Johnson & Johnson’s Solid Quarter, Smithfield Parent Plans Hong Kong IPO, and 3 More Hot Stocks
Johnson & Johnson (NYSE:JNJ): The company reported earnings per share for the second quarter of $1.48, beating analyst projections by 9 cents, and revenues of $17.88 billion, beating estimates by $0.17 billion. Sales were greatly helped by the acquisition of Synthes, whose integration continues to be successful. By division, the consumer unit grew 1.1 percent to $3.7 billion, global pharmaceuticals rose 12 percent to $7 billion, and medical devices and diagnostics — the company’s biggest unit — rose 9.6 percent to $7.19 billion.

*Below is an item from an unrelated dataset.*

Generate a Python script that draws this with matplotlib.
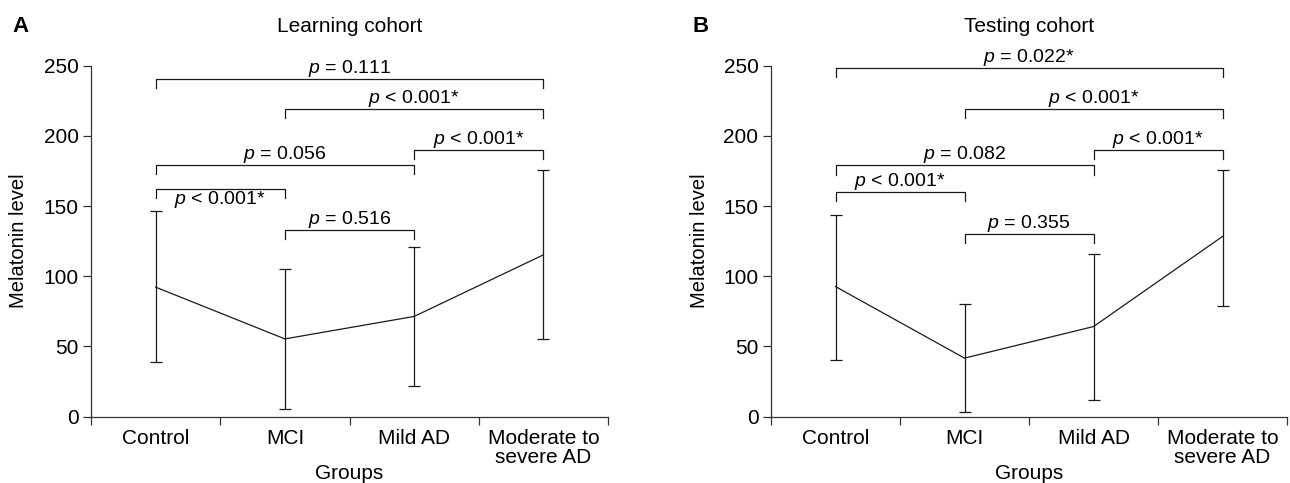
import numpy as np
import matplotlib
matplotlib.use('Agg')
import matplotlib.pyplot as plt

plt.rcParams['font.family'] = ['Liberation Sans', 'DejaVu Sans']
plt.rcParams['mathtext.fontset'] = 'custom'
plt.rcParams['mathtext.rm'] = 'Liberation Sans'
plt.rcParams['mathtext.it'] = 'Liberation Sans:italic'

FS = 14
TICK_FS = 15
LINE_C = '#1a1a1a'
SPINE_C = '#333333'

groups = ['Control', 'MCI', 'Mild AD', 'Moderate to\nsevere AD']

# learning cohort (A)
a_mean = [92.2, 55.3, 71.3, 115.2]
a_upper = [146.6, 105.0, 121.1, 175.8]
a_lower = [38.7, 5.2, 21.4, 55.3]

# testing cohort (B)
b_mean = [92.6, 41.6, 64.1, 128.3]
b_upper = [143.7, 80.3, 115.7, 175.8]
b_lower = [40.4, 3.1, 11.9, 78.9]

# significance brackets (group index pairs)
pairs = [(0, 3), (1, 3), (2, 3), (0, 2), (0, 1), (1, 2)]
a_heights = [240.5, 219.2, 190.0, 179.3, 162.2, 133.0]
a_labels = ['$p$ = 0.111', '$p$ < 0.001*', '$p$ < 0.001*', '$p$ = 0.056',
            '$p$ < 0.001*', '$p$ = 0.516']
a_below = [False, False, False, False, True, False]
b_heights = [248.2, 219.2, 190.0, 178.9, 159.9, 130.2]
b_labels = ['$p$ = 0.022*', '$p$ < 0.001*', '$p$ < 0.001*', '$p$ = 0.082',
            '$p$ < 0.001*', '$p$ = 0.355']
b_below = [False] * 6


def panel(ax, mean, upper, lower, heights, labels, below, title):
    x = np.arange(len(groups)) + 0.5
    mean = np.array(mean)
    yerr = [mean - np.array(lower), np.array(upper) - mean]
    ax.errorbar(x, mean, yerr=yerr, color=LINE_C, lw=0.9, elinewidth=0.9,
                capsize=4, capthick=0.9)

    drop = 6.6
    for (i, j), h, lab, bel in zip(pairs, heights, labels, below):
        ax.plot([x[i], x[i], x[j], x[j]], [h - drop, h, h, h - drop],
                color=LINE_C, lw=0.9, clip_on=False)
        if bel:
            ax.text((x[i] + x[j]) / 2, h - 7.8, lab, ha='center', va='center',
                    fontsize=FS)
        else:
            ax.text((x[i] + x[j]) / 2, h + 7.6, lab, ha='center', va='center',
                    fontsize=FS, clip_on=False)

    ax.set_xlim(0, 4)
    ax.set_ylim(0, 250)
    ax.set_yticks(np.arange(0, 251, 50))
    ax.set_xticks([0, 1, 2, 3, 4])
    ax.set_xticklabels([])
    ax.set_xticks(x, minor=True)
    ax.set_xticklabels(groups, minor=True, fontsize=TICK_FS, linespacing=1.0)
    ax.tick_params(axis='x', which='minor', length=0, pad=9)
    ax.tick_params(axis='x', which='major', length=6, width=0.9, color=SPINE_C)
    ax.tick_params(axis='y', length=6, width=0.9, color=SPINE_C,
                   labelsize=TICK_FS, pad=3)
    for s in ['top', 'right']:
        ax.spines[s].set_visible(False)
    for s in ['left', 'bottom']:
        ax.spines[s].set_color(SPINE_C)
        ax.spines[s].set_linewidth(0.9)

    ax.set_ylabel('Melatonin level', fontsize=FS + 0.5)
    ax.yaxis.set_label_coords(-0.121, 0.5)
    ax.set_xlabel('Groups', fontsize=TICK_FS)
    ax.xaxis.set_label_coords(0.5, -0.135)
    ax.set_title(title, fontsize=TICK_FS, pad=24)


fig = plt.figure(figsize=(12.9, 4.83), dpi=100)
axA = fig.add_axes([91 / 1290, 66.5 / 483, 517 / 1290, 350.8 / 483])
axB = fig.add_axes([771 / 1290, 66.5 / 483, 516 / 1290, 350.8 / 483])

panel(axA, a_mean, a_upper, a_lower, a_heights, a_labels, a_below, 'Learning cohort')
panel(axB, b_mean, b_upper, b_lower, b_heights, b_labels, b_below, 'Testing cohort')

fig.text(12 / 1290, 1 - 26 / 483, 'A', fontsize=16, fontweight='bold', va='center')
fig.text(692 / 1290, 1 - 26 / 483, 'B', fontsize=16, fontweight='bold', va='center')

fig.savefig('out.png', dpi=100)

Smithfield Foods (NYSE:SFD): Shuanghui International, the Chinese firm that spent $4.7 billion on Smithfield, is planning to launch an initial public offering in Hong Kong following the purchase, according to Reuters. Hong Kong offers a larger and far more diverse market than Shenzhen, where Shuanghui is currently listed. The move would also provide an exit route for Shuanghui’s private equity stakeholders, including Goldman Sachs.

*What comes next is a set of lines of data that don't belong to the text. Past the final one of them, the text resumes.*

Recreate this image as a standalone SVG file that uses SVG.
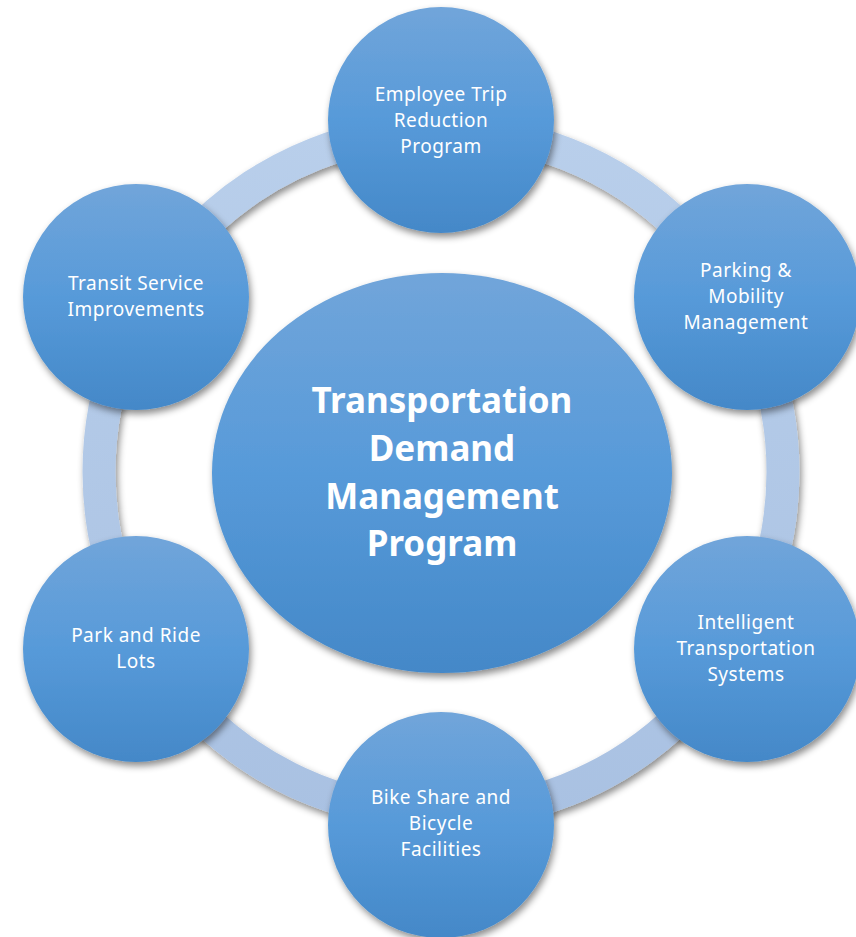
<svg xmlns="http://www.w3.org/2000/svg" width="856" height="937" viewBox="0 0 856 937">
<style>
.node{fill:url(#bg);filter:url(#sh)}
.lbl{font-family:"Noto Sans","Open Sans","Liberation Sans",sans-serif;font-size:19px;letter-spacing:0.5px;fill:#ffffff;text-anchor:middle}
.big{font-family:"Noto Sans","Open Sans","Liberation Sans",sans-serif;font-size:35px;font-weight:bold;fill:#ffffff;text-anchor:middle}
</style>
<defs>
<linearGradient id="bg" x1="0" y1="0" x2="0" y2="1">
<stop offset="0" stop-color="#71a5da"/>
<stop offset="0.5" stop-color="#579ad9"/>
<stop offset="1" stop-color="#4488c8"/>
</linearGradient>
<linearGradient id="rg" gradientUnits="userSpaceOnUse" x1="0" y1="120" x2="0" y2="830">
<stop offset="0" stop-color="#b9cfeb"/>
<stop offset="1" stop-color="#a9c1e2"/>
</linearGradient>
<filter id="sh" x="-20%" y="-20%" width="140%" height="140%">
<feDropShadow dx="2" dy="4" stdDeviation="3.5" flood-color="#000" flood-opacity="0.45"/>
</filter>
</defs>
<rect width="856" height="937" fill="#ffffff"/>
<g id="connectors">
<circle cx="441" cy="472" r="342" fill="none" stroke="url(#rg)" stroke-width="33" filter="url(#sh)"/>
</g>
<g id="center">
<ellipse class="node" cx="442" cy="473" rx="230" ry="200"/>
<text class="big" x="442" y="413">Transportation</text>
<text class="big" x="442" y="461">Demand</text>
<text class="big" x="442" y="509">Management</text>
<text class="big" x="442" y="556">Program</text>
</g>
<g id="n1">
<circle class="node" cx="441" cy="120" r="113"/>
<text class="lbl" x="441" y="101">Employee Trip</text>
<text class="lbl" x="441" y="127">Reduction</text>
<text class="lbl" x="441" y="153">Program</text>
</g>
<g id="n2">
<circle class="node" cx="747" cy="297" r="113"/>
<text class="lbl" x="746" y="277">Parking &amp;</text>
<text class="lbl" x="746" y="303">Mobility</text>
<text class="lbl" x="746" y="329">Management</text>
</g>
<g id="n3">
<circle class="node" cx="747" cy="649" r="113"/>
<text class="lbl" x="746" y="629">Intelligent</text>
<text class="lbl" x="746" y="655">Transportation</text>
<text class="lbl" x="746" y="681">Systems</text>
</g>
<g id="n4">
<circle class="node" cx="441" cy="825" r="113"/>
<text class="lbl" x="441" y="804">Bike Share and</text>
<text class="lbl" x="441" y="830">Bicycle</text>
<text class="lbl" x="441" y="856">Facilities</text>
</g>
<g id="n5">
<circle class="node" cx="136" cy="649" r="113"/>
<text class="lbl" x="136" y="642">Park and Ride</text>
<text class="lbl" x="136" y="668">Lots</text>
</g>
<g id="n6">
<circle class="node" cx="136" cy="297" r="113"/>
<text class="lbl" x="136" y="290">Transit Service</text>
<text class="lbl" x="136" y="316">Improvements</text>
</g>
</svg>
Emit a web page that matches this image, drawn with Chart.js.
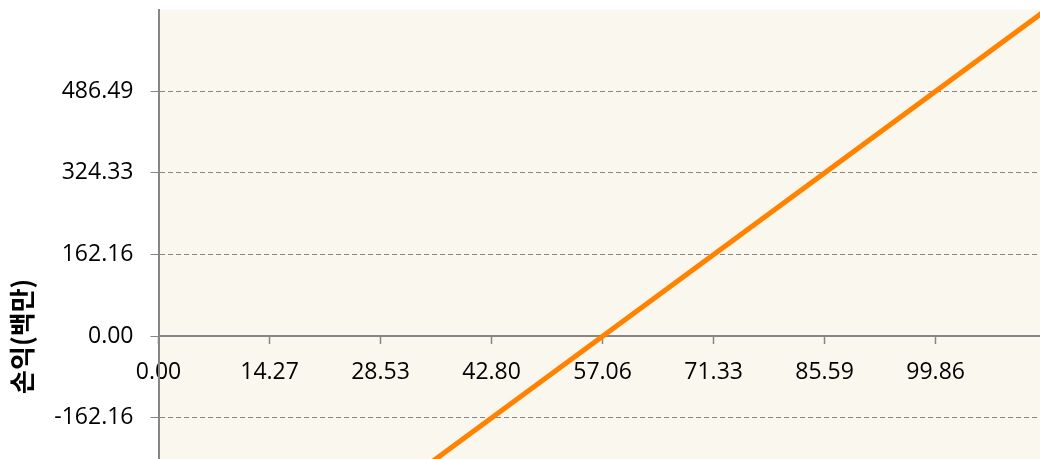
<!DOCTYPE html>
<html>
<head>
<meta charset="utf-8">
<script src="https://cdn.jsdelivr.net/npm/chart.js@4/dist/chart.umd.min.js"></script>
<style>
  body { margin: 0; background: #ffffff; }
  #wrap { width: 1040px; height: 459px; overflow: hidden; position: relative; }
</style>
</head>
<body>
<div id="wrap">
  <canvas id="chart" width="1048" height="673"></canvas>
</div>
<script>
// Break-even line: profit (millions) vs quantity
const lineX = [0, 114.13];
const lineY = [-648.65, 648.65];

// Axis ranges and tick labels
const xMin = 0;
const xMax = 114.13;
const yMin = -648.65;
const yMax = 648.65;
const xTicks = [0, 14.27, 28.53, 42.8, 57.06, 71.33, 85.59, 99.86];
const yTicks = [-486.49, -324.33, -162.16, 0, 162.16, 324.33, 486.49];

const yTitle = "손익(백만)";
const axisGrey = "#868686";
const tickFont = { family: "'Open Sans', sans-serif", size: 23 };

// Cream plot background
const plotBackground = {
  id: "plotBackground",
  beforeDraw(chart) {
    const { ctx, chartArea } = chart;
    ctx.save();
    ctx.fillStyle = "#faf7ef";
    ctx.fillRect(chartArea.left, chartArea.top, chartArea.right - chartArea.left, chartArea.bottom - chartArea.top);
    ctx.restore();
  },
};

const ctx = document.getElementById("chart").getContext("2d");

new Chart(ctx, {
  type: "line",
  data: {
    datasets: [
      {
        label: "손익",
        data: lineX.map((x, i) => ({ x: x, y: lineY[i] })),
        borderColor: "#ff8200",
        borderWidth: 5,
        pointRadius: 0,
        fill: false,
        tension: 0,
      },
    ],
  },
  options: {
    responsive: false,
    animation: false,
    devicePixelRatio: 1,
    layout: {
      padding: { top: 9.5, right: 1.3, bottom: 10, left: 0 },
    },
    plugins: {
      legend: { display: false },
      tooltip: { enabled: false },
    },
    scales: {
      x: {
        type: "linear",
        min: xMin,
        max: xMax,
        position: { y: 0 },
        afterBuildTicks: (scale) => {
          scale.ticks = xTicks.map((v) => ({ value: v }));
        },
        ticks: {
          color: "#000000",
          font: tickFont,
          padding: 15,
          maxRotation: 0,
          autoSkip: false,
          callback: (value) => value.toFixed(2),
        },
        grid: {
          drawOnChartArea: false,
          drawTicks: true,
          tickLength: 7,
          tickColor: axisGrey,
          tickWidth: 1.5,
        },
        border: {
          color: axisGrey,
          width: 2,
        },
      },
      y: {
        type: "linear",
        min: yMin,
        max: yMax,
        afterFit: (scale) => {
          // fixed axis width, and no label overhang padding at the ends
          scale.width = 158.5;
          scale.paddingTop = 0;
          scale.paddingBottom = 0;
        },
        afterBuildTicks: (scale) => {
          scale.ticks = yTicks.map((v) => ({ value: v }));
        },
        ticks: {
          color: "#000000",
          font: tickFont,
          padding: 17,
          autoSkip: false,
          callback: (value) => value.toFixed(2),
        },
        grid: {
          color: "#858585",
          lineWidth: 1,
          drawTicks: true,
          tickLength: 8,
          tickColor: "#858585",
        },
        border: {
          color: axisGrey,
          width: 2,
          dash: [5, 3],
        },
        title: {
          display: true,
          text: yTitle,
          color: "#000000",
          font: { family: "'Noto Sans CJK KR', sans-serif", size: 26, weight: "bold" },
          padding: { top: 7, bottom: 0 },
        },
      },
    },
  },
  plugins: [plotBackground],
});
</script>
</body>
</html>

Goldman Sachs (NYSE:GS): Second-quarter earnings per share has weighed in at $3.70, beating by 89 cents. Revenue of $8.61 billion was enough to beat by $0.35 billion, though shares are slumping nearly 2 percent in trading. Antoine Gara says that the beat is a low-quality one, due largely to the $1.42 billion in revenue posted from rising marks on the bank’s private equity investments and securities portfolio. Trading revenue of $2.46 billion, up 12 percent year-over-year, experienced “favorable” conditions for most of the quarter, though they became “more challenging” toward the end.

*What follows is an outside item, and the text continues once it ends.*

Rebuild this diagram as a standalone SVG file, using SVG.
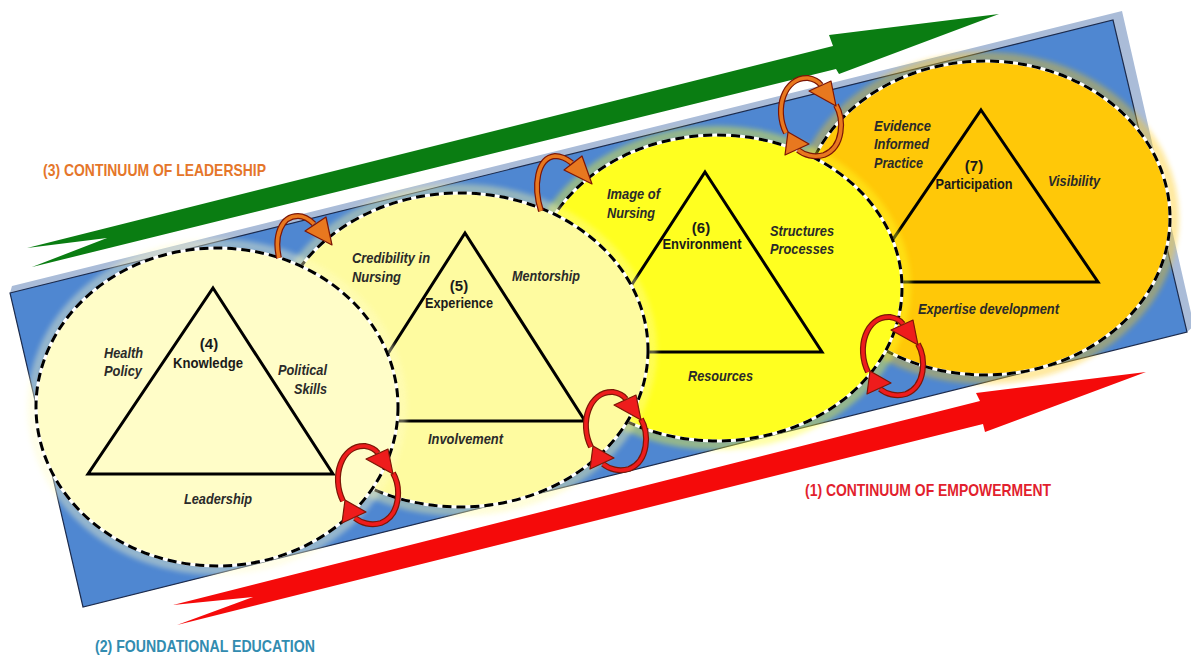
<svg xmlns="http://www.w3.org/2000/svg" width="1191" height="655" viewBox="0 0 1191 655">
<defs>
<style>
.t{font-family:"Liberation Sans",Arial,sans-serif;font-weight:bold;font-size:15px;fill:#1a1a1a}
.it{font-style:italic;fill:#2a2a2a}
.ttl{font-size:17px}
.m{text-anchor:middle}
.e{text-anchor:end}
.ring{fill:none;stroke:#fff;stroke-width:3}
.dash{fill:none;stroke:#000;stroke-width:3;stroke-dasharray:9 5}
.tri{fill:none;stroke:#000;stroke-width:3;stroke-linejoin:miter}
.halo{fill:none;stroke-width:10;opacity:.4;filter:url(#blur)}
.cyo{fill:none;stroke:#7c1606;stroke-width:6}
.cyi{fill:none;stroke:currentColor;stroke-width:3.6}
.cyh{fill:currentColor;stroke:#7c1606;stroke-width:1.2;stroke-linejoin:round}
</style>
<filter id="blur" x="-10%" y="-10%" width="120%" height="120%"><feGaussianBlur stdDeviation="2.5"/></filter>
<g id="cyc">
<path class="cyo" d="M -26,16 C -38,-8 -28,-40 -4,-39 C 2,-38 6,-36 9,-32"/>
<path class="cyo" d="M 24,-12 C 32,2 32,30 12,38 C 2,41 -8,38 -14,33"/>
<path class="cyi" d="M -26,16 C -38,-8 -28,-40 -4,-39 C 2,-38 6,-36 9,-32"/>
<path class="cyi" d="M 24,-12 C 32,2 32,30 12,38 C 2,41 -8,38 -14,33"/>
<polygon class="cyh" points="-3,-26 19,-36 24,-11"/>
<polygon class="cyh" points="-27,38 -24,15 -3,27"/>
</g>
</defs>

<g id="band">
<polygon points="12,286 1122,11 1194,326 1187,332 83,607 10,293" fill="#aabcd8"/>
<polygon points="10,293 1113,20 1187,332 83,607" fill="#4f87d1" stroke="#1c2b4d" stroke-width="1.2"/>
</g>

<g id="leadership-arrow">
<polygon points="27,248 833,46 829,35 999,14 839,74 836,69 32,267 107,238" fill="#0a7d12"/>
<text class="t ttl" x="43" y="176" textLength="223" lengthAdjust="spacingAndGlyphs" style="fill:#e5762a">(3) CONTINUUM OF LEADERSHIP</text>
</g>

<g id="empowerment-arrow">
<polygon points="173,605 980,401 976,393 1146,372 985,432 983,424 177,625 253,597" fill="#f50a0a"/>
<text class="t ttl" x="805" y="496" textLength="246" lengthAdjust="spacingAndGlyphs" style="fill:#e21f2e">(1) CONTINUUM OF EMPOWERMENT</text>
</g>

<g id="education-label">
<text class="t ttl" x="95" y="652" textLength="220" lengthAdjust="spacingAndGlyphs" style="fill:#328cb0">(2) FOUNDATIONAL EDUCATION</text>
</g>

<g id="node7">
<ellipse class="halo" cx="985" cy="218" rx="189" ry="161" stroke="#ffc808"/>
<ellipse cx="985" cy="218" rx="185" ry="157" fill="#ffc808"/>
<ellipse class="ring" cx="985" cy="218" rx="185" ry="157"/>
<ellipse class="dash" cx="985" cy="218" rx="185" ry="157"/>
<polygon class="tri" points="981,110 1098,282 864,282"/>
<text class="t m" x="974" y="171">(7)</text>
<text class="t m" x="974" y="189" textLength="77" lengthAdjust="spacingAndGlyphs">Participation</text>
<text class="t it" x="874" y="131" textLength="57" lengthAdjust="spacingAndGlyphs">Evidence</text>
<text class="t it" x="874" y="149" textLength="55" lengthAdjust="spacingAndGlyphs">Informed</text>
<text class="t it" x="874" y="168" textLength="49" lengthAdjust="spacingAndGlyphs">Practice</text>
<text class="t it" x="1048" y="186" textLength="52" lengthAdjust="spacingAndGlyphs">Visibility</text>
<text class="t it" x="918" y="314" textLength="141" lengthAdjust="spacingAndGlyphs">Expertise development</text>
</g>

<g id="node6">
<ellipse class="halo" cx="717" cy="288" rx="189" ry="157" stroke="#ffff20"/>
<ellipse cx="717" cy="288" rx="185" ry="153" fill="#ffff20"/>
<ellipse class="ring" cx="717" cy="288" rx="185" ry="153"/>
<ellipse class="dash" cx="717" cy="288" rx="185" ry="153"/>
<polygon class="tri" points="705,172 822,352 588,352"/>
<text class="t m" x="701" y="233">(6)</text>
<text class="t m" x="702" y="249" textLength="79" lengthAdjust="spacingAndGlyphs">Environment</text>
<text class="t it" x="607" y="199" textLength="53" lengthAdjust="spacingAndGlyphs">Image of</text>
<text class="t it" x="607" y="218" textLength="48" lengthAdjust="spacingAndGlyphs">Nursing</text>
<text class="t it" x="770" y="236" textLength="64" lengthAdjust="spacingAndGlyphs">Structures</text>
<text class="t it" x="770" y="254" textLength="64" lengthAdjust="spacingAndGlyphs">Processes</text>
<text class="t it" x="688" y="381" textLength="65" lengthAdjust="spacingAndGlyphs">Resources</text>
</g>

<g id="node5">
<ellipse class="halo" cx="460" cy="350" rx="192" ry="161" stroke="#fefba0"/>
<ellipse cx="460" cy="350" rx="188" ry="157" fill="#fefba0"/>
<ellipse class="ring" cx="460" cy="350" rx="188" ry="157"/>
<ellipse class="dash" cx="460" cy="350" rx="188" ry="157"/>
<polygon class="tri" points="465,233 585,421 345,421"/>
<text class="t m" x="459" y="291">(5)</text>
<text class="t m" x="459" y="308" textLength="68" lengthAdjust="spacingAndGlyphs">Experience</text>
<text class="t it" x="352" y="263" textLength="78" lengthAdjust="spacingAndGlyphs">Credibility in</text>
<text class="t it" x="352" y="282" textLength="49" lengthAdjust="spacingAndGlyphs">Nursing</text>
<text class="t it" x="512" y="281" textLength="68" lengthAdjust="spacingAndGlyphs">Mentorship</text>
<text class="t it" x="428" y="444" textLength="75" lengthAdjust="spacingAndGlyphs">Involvement</text>
</g>

<g id="node4">
<ellipse class="halo" cx="217" cy="407" rx="185" ry="163" stroke="#fffdc8"/>
<ellipse cx="217" cy="407" rx="181" ry="159" fill="#fffdc8"/>
<ellipse class="ring" cx="217" cy="407" rx="181" ry="159"/>
<ellipse class="dash" cx="217" cy="407" rx="181" ry="159"/>
<polygon class="tri" points="213,288 333,474 88,474"/>
<text class="t m" x="209" y="349">(4)</text>
<text class="t m" x="208" y="368" textLength="70" lengthAdjust="spacingAndGlyphs">Knowledge</text>
<text class="t it" x="104" y="358" textLength="39" lengthAdjust="spacingAndGlyphs">Health</text>
<text class="t it" x="104" y="376" textLength="38" lengthAdjust="spacingAndGlyphs">Policy</text>
<text class="t it e" x="327" y="375" textLength="49" lengthAdjust="spacingAndGlyphs">Political</text>
<text class="t it e" x="327" y="394" textLength="33" lengthAdjust="spacingAndGlyphs">Skills</text>
<text class="t it m" x="218" y="504" textLength="68" lengthAdjust="spacingAndGlyphs">Leadership</text>
</g>

<g id="connectors">
<g id="orange-arrow-4-5" style="color:#e8781f">
<path class="cyo" d="M 279,258 C 274,236 281,216 298,216 C 304,216 309,219 314,224"/>
<path class="cyi" d="M 279,258 C 274,236 281,216 298,216 C 304,216 309,219 314,224"/>
<polygon class="cyh" points="305,231 326,217 332,245"/>
</g>
<g id="orange-arrow-5-6" style="color:#e8781f">
<path class="cyo" d="M 541,211 C 533,186 537,158 555,156 C 561,156 567,159 572,163"/>
<path class="cyi" d="M 541,211 C 533,186 537,158 555,156 C 561,156 567,159 572,163"/>
<polygon class="cyh" points="564,170 582,156 592,184"/>
</g>
<use href="#cyc" transform="translate(812,117)" style="color:#e8781f"/>
<use href="#cyc" transform="translate(369,485)" style="color:#ee1c1c"/>
<use href="#cyc" transform="translate(617,431)" style="color:#ee1c1c"/>
<use href="#cyc" transform="translate(894,356)" style="color:#ee1c1c"/>
</g>
</svg>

Tesla Motors (NASDAQ:TSLA): Northland Securities’s bullish price target of $230 isn’t swaying Patrick Archambault at Goldman Sachs, who believes that the bull scenario involves a 3.5 percent global market share in the entry and mid-luxury categories, equating to 200,000 units sold with a 15.2 percent operating margin, yielding a per share value of $113. In a worst-case scenario, Goldman sees the shares at $58.
Telecom Italia S.P.A. (NYSE:TI): The suspension of plans to spin off its fixed-line copper network has sent shares down over 3.7 percent, as the country’s telecom operator, AGCOM, proposed the lowering of fee rivals’ pay to gain access to the network last week. AGCOM’s decision creates “uncertainties” that could affect the feasibility of the spin-off, the company says, adding that the cut rate would affect its future investment decisions and have an “economic-financial impact” of around 110 million euros ($143.9 million).